IMPORTANT NOTE: From the moment Draco Malfoy called Hermione Granger a "mudblood" in that third novel, I needed him to become the series' hero. (I determined at an early date that Harry would have to die or vanish from his own story in order to close the messianic biofeedback loop.) Draco's wickedness is motivated entirely by his birth and his station, which leaves him perfectly positioned for an ecstasy of cathartic redemption. And, since Draco's father is such an idiotic, shallow, immoral, and power-hungry fool, it was very important to me that Draco achieve the prestige and authority craved so desperately by Malfoy père, but by means exactly opposite to the traditional Malfoy method — being a sneak and a liar and a bully and a masked terrorist. I wanted Draco to forfeit his life for committing the inexcusable sin of baseless and fatal prejudice: not by dying, which would have been gauche and old-fashioned of him, but by living a long and happy life as the sort of wizard who would never, ever, ever call anybody a mudblood. And what sort of wizard would never call someone a mudblood? A wizard whose wife and children are part Muggle! KAPOW. I think Rowling instinctively attempted to achieve this reversal, in her incompetent and ham-handed way, by denying Draco his father's magnificent head of platinum hair in that egregious epilogue — but in this, as in everything else about the story, she failed miserably.
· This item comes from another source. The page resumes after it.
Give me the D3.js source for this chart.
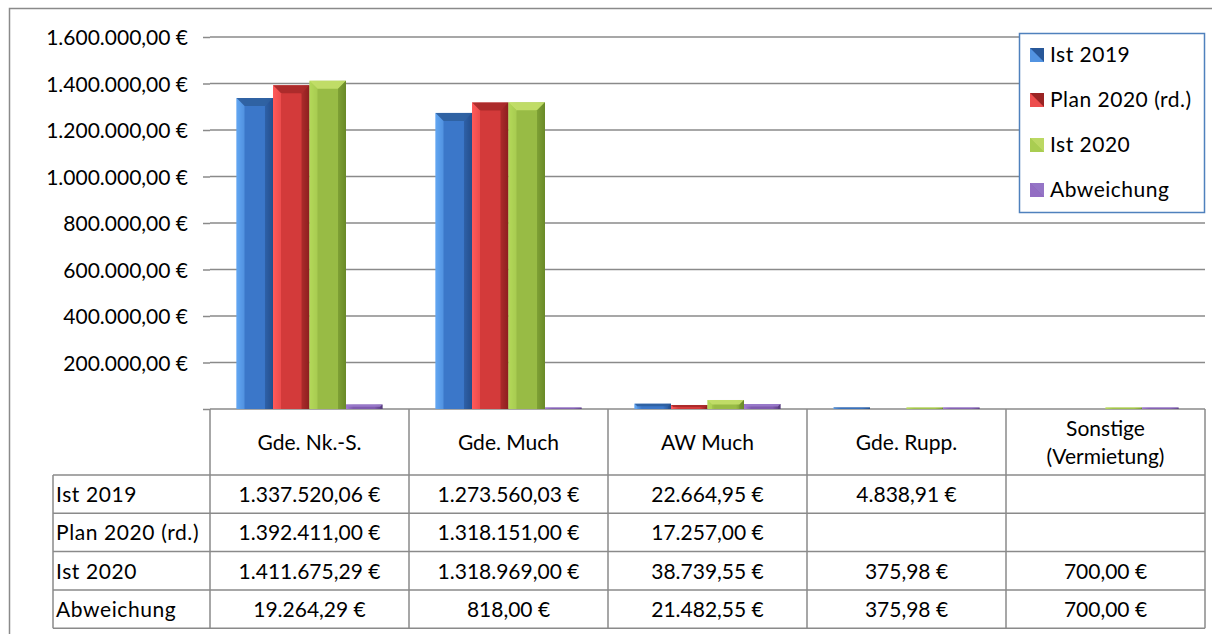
<!DOCTYPE html>
<html>
<head>
<meta charset="utf-8">
<script src="https://cdn.jsdelivr.net/npm/d3@7"></script>
<style>
	body { margin: 0; background: #fff; }
	svg { display: block; font-family: Lato, "Open Sans", sans-serif; }
	text { fill: #000; }
</style>
</head>
<body>
<svg id="chart" width="1214" height="634"></svg>
<script>

// categories / series / values
var categories = ["Gde. Nk.-S.", "Gde. Much", "AW Much", "Gde. Rupp.", "Sonstige (Vermietung)"];
var categoryLines = [["Gde. Nk.-S."], ["Gde. Much"], ["AW Much"], ["Gde. Rupp."], ["Sonstige", "(Vermietung)"]];
var seriesNames = ["Ist 2019", "Plan 2020 (rd.)", "Ist 2020", "Abweichung"];

var ist2019 = [1337520.06, 1273560.03, 22664.95, 4838.91, null];
var plan2020 = [1392411.00, 1318151.00, 17257.00, null, null];
var ist2020 = [1411675.29, 1318969.00, 38739.55, 375.98, 700.00];
var abweichung = [19264.29, 818.00, 21482.55, 375.98, 700.00];

var yTicks = [200000, 400000, 600000, 800000, 1000000, 1200000, 1400000, 1600000];

var seriesValues = [ist2019, plan2020, ist2020, abweichung];

// colour sets: light edge, body, dark edge, top facet
var seriesColors = [
	{light: "#62a6f2", base: "#3b77c9", dark: "#244f8c", top: "#2f5f9f"},
	{light: "#ff5a5a", base: "#d33a3a", dark: "#8c1f1f", top: "#a72a2a"},
	{light: "#b4d85a", base: "#98bb45", dark: "#6a8a28", top: "#c4e06a"},
	{light: "#a07ad0", base: "#7f5bae", dark: "#553a7c", top: "#9b7ccc"}
];

//#################
//### layout ###
//#################
var plotLeft = 210, plotRight = 1205, plotTop = 37, plotBottom = 409;
var headerBottom = 475, rowHeight = 38.3, tableLeft = 53;
var gridColor = "#8a8a8a";
var fontSize = 21;

var svg = d3.select("#chart");

var fmt = d3.formatLocale({decimal: ",", thousands: ".", grouping: [3], currency: ["", " €"]});
var euro = function(v){ return fmt.format(",.2f")(v) + " €"; };

var y = d3.scaleLinear().domain([0, 1600000]).range([plotBottom, plotTop]);
var x0 = d3.scaleBand().domain(categories).range([plotLeft, plotRight]);
var x1 = d3.scaleBand().domain(seriesNames).range([0, x0.bandwidth()]).paddingOuter(0.726);

// outer frame (only top and left edge visible)
svg.append("path")
	.attr("d", "M9.5,634 L9.5,8.5 L1212,8.5")
	.attr("fill", "none")
	.attr("stroke", gridColor)
	.attr("stroke-width", 1.5);

// gradients for bars
var defs = svg.append("defs");
seriesColors.forEach(function(c, i){
	var g = defs.append("linearGradient").attr("id", "body" + i)
		.attr("x1", 0).attr("x2", 1).attr("y1", 0).attr("y2", 0);
	g.append("stop").attr("offset", 0).attr("stop-color", c.light);
	g.append("stop").attr("offset", 0.2).attr("stop-color", c.base);
	g.append("stop").attr("offset", 0.78).attr("stop-color", c.base);
	g.append("stop").attr("offset", 1).attr("stop-color", c.dark);
});

// gridlines + ticks
var yAxis = d3.axisLeft(y).tickValues(yTicks.concat([0]))
	.tickSize(7)
	.tickFormat(function(d){ return d == 0 ? "" : euro(d); });

var axisG = svg.append("g")
	.attr("transform", "translate(" + plotLeft + ",0)")
	.call(yAxis);
axisG.select(".domain").remove();
axisG.selectAll(".tick line").attr("stroke", gridColor).attr("stroke-width", 1.5);
axisG.selectAll(".tick text")
	.attr("x", -22)
	.attr("dy", "0.36em")
	.attr("font-size", fontSize)
	.attr("font-family", "Lato, sans-serif")
	.attr("fill", "#000");

svg.append("g").selectAll("line")
	.data(yTicks.concat([0]))
	.enter().append("line")
		.attr("x1", plotLeft).attr("x2", plotRight)
		.attr("y1", function(d){ return y(d); })
		.attr("y2", function(d){ return y(d); })
		.attr("stroke", gridColor)
		.attr("stroke-width", 1.5);

// bars
var bevel = 8;
var barGroup = svg.append("g");
seriesValues.forEach(function(values, s){
	var c = seriesColors[s];
	values.forEach(function(v, i){
		if(v == null) return;
		var bx = x0(categories[i]) + x1(seriesNames[s]);
		var bw = x1.bandwidth();
		var by = y(v);
		var bh = plotBottom - by;
		if(bh < 1.5){ by = plotBottom - 1.5; bh = 1.5; }
		var g = barGroup.append("g");
		g.append("rect")
			.attr("x", bx).attr("y", by)
			.attr("width", bw).attr("height", bh)
			.attr("fill", "url(#body" + s + ")");
		var b = Math.min(bevel, bh / 2, bw / 2);
		// top facet
		g.append("polygon")
			.attr("points", [[bx, by], [bx + bw, by], [bx + bw - b, by + b], [bx + b, by + b]].join(" "))
			.attr("fill", c.top)
			.attr("opacity", 0.9);
		// left facet
		g.append("polygon")
			.attr("points", [[bx, by], [bx + b, by + b], [bx + b, by + bh], [bx, by + bh]].join(" "))
			.attr("fill", c.light)
			.attr("opacity", 0.6);
		// right facet
		g.append("polygon")
			.attr("points", [[bx + bw, by], [bx + bw - b, by + b], [bx + bw - b, by + bh], [bx + bw, by + bh]].join(" "))
			.attr("fill", c.dark)
			.attr("opacity", 0.55);
	});
});

//#################
//### data table ###
//#################
var table = svg.append("g")
	.attr("stroke", gridColor)
	.attr("stroke-width", 1.5);

var tableBottom = headerBottom + rowHeight * seriesNames.length;

// vertical lines at category borders
var borders = categories.map(function(d){ return x0(d); }).concat([plotRight]);
table.selectAll("line.v")
	.data(borders)
	.enter().append("line")
		.attr("x1", function(d){ return d; }).attr("x2", function(d){ return d; })
		.attr("y1", plotBottom).attr("y2", tableBottom);

table.append("line")
	.attr("x1", tableLeft).attr("x2", tableLeft)
	.attr("y1", headerBottom).attr("y2", tableBottom);

table.selectAll("line.h")
	.data(d3.range(seriesNames.length + 1))
	.enter().append("line")
		.attr("x1", tableLeft).attr("x2", plotRight)
		.attr("y1", function(d){ return headerBottom + d * rowHeight; })
		.attr("y2", function(d){ return headerBottom + d * rowHeight; });

// header labels
categoryLines.forEach(function(lines, i){
	var cx = x0(categories[i]) + x0.bandwidth() / 2;
	var cy = (plotBottom + headerBottom) / 2;
	var t = svg.append("text")
		.attr("text-anchor", "middle")
		.attr("font-size", fontSize)
		.attr("x", cx);
	lines.forEach(function(line, k){
		t.append("tspan")
			.attr("x", cx)
			.attr("y", cy + (k - (lines.length - 1) / 2) * 28 + 8)
			.text(line);
	});
});

// rows
seriesNames.forEach(function(name, s){
	var cy = headerBottom + s * rowHeight + rowHeight / 2 + 8;
	svg.append("text")
		.attr("x", tableLeft + 3)
		.attr("y", cy)
		.attr("font-size", fontSize)
		.attr("letter-spacing", 0.6)
		.text(name);
	seriesValues[s].forEach(function(v, i){
		if(v == null) return;
		svg.append("text")
			.attr("x", x0(categories[i]) + x0.bandwidth() / 2)
			.attr("y", cy)
			.attr("text-anchor", "middle")
			.attr("font-size", fontSize)
			.text(euro(v));
	});
});

//#################
//### legend ###
//#################
var legend = svg.append("g").attr("transform", "translate(1019,33)");
legend.append("rect")
	.attr("x", 0.5).attr("y", 0.5)
	.attr("width", 185).attr("height", 179)
	.attr("fill", "#fff")
	.attr("stroke", "#4f81bd")
	.attr("stroke-width", 1.5);

seriesNames.forEach(function(name, s){
	var c = seriesColors[s];
	var ly = 22 + s * 45;
	var sq = 14;
	var lx = 11;
	var item = legend.append("g");
	item.append("rect")
		.attr("x", lx).attr("y", ly - sq / 2)
		.attr("width", sq).attr("height", sq)
		.attr("fill", c.base);
	item.append("polygon")
		.attr("points", [[lx, ly - sq / 2], [lx + sq, ly - sq / 2], [lx + sq, ly + sq / 2]].join(" "))
		.attr("fill", s < 2 ? c.dark : c.top)
		.attr("opacity", 0.8);
	item.append("polygon")
		.attr("points", [[lx, ly - sq / 2], [lx, ly + sq / 2], [lx + sq, ly + sq / 2]].join(" "))
		.attr("fill", c.light)
		.attr("opacity", 0.6);
	item.append("text")
		.attr("x", lx + sq + 6)
		.attr("y", ly + 7)
		.attr("font-size", fontSize)
		.attr("letter-spacing", 0.5)
		.text(name);
});

</script>
</body>
</html>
And who actually gives a shit about the motherfucker's stupid hair, anyway? Was Rowling really reading her own fanfic?
# Characters who learned something from the unrelenting, divisive miseries of class warfare. Example: Maybe let's not sort our poor little bastard schoolchildren into retarded animal-cracker "Houses" which burden them — at age 11! — with inaccurate, arbitrary, pejorative, and enduring judgments of their moral fiber, not to mention saddling them with generations of baseless clan-oriented resentment and the seeds of social insurrection? The last survivors should've banded together and torn Hogwarts down, burned the stone, and salted the earth at the end of that final novel. It represents in three dimensions the wicked wizard-world hypocrisy that fueled Voldemort's evil, and it should never have been allowed to stand into perpetuity, inviolate in its amber gloss of everlasting, bigoted nostalgia.
# A point? Of some sort? I'm not picky.

If I had what I wanted out of life, I would've been bright enough at ages 19 through 27 to spend the time I wasted reading those worthless, idiot books on something potentially useful, like learning to shoplift or apply false eyelashes. Like, in the moment? Didn't even notice that Hogwarts is a fucking disgusting British boarding school. A BOARDING SCHOOL! FOR WIZARDS. IN BRITAIN. And that one's all me, and none of Rowling, and I have to carry it under my hat forever.

So, to borrow a useful trick:
SHORTER HARRY POTTER AND THE DEATHLY HALLOWS:
When you're a real grown-up, you'll be just exactly like everyone else, and all will be well. You'll age out of your oddness and your inconvenient rage, not to mention the useful cluster of survival skills you currently have at your disposal. Life will stop hurting, and also things will stop being demanded of you. You'll get married to a person of the appropriate gender and have lots of adorably mediocre children, and you'll probably own a nice brick house and some ungainly means of transportation, and you'll never feel even one more pang of existential pain. Won't that be lovely? And quiet? And not entirely unlike clinical brain death? Oh, 1953 was such a fantastic year, wasn't it?
SUBTEXTUAL SHORTER SHORTER HARRY POTTER AND THE DEATHLY HALLOWS:
Um. Have you just tried not being gay?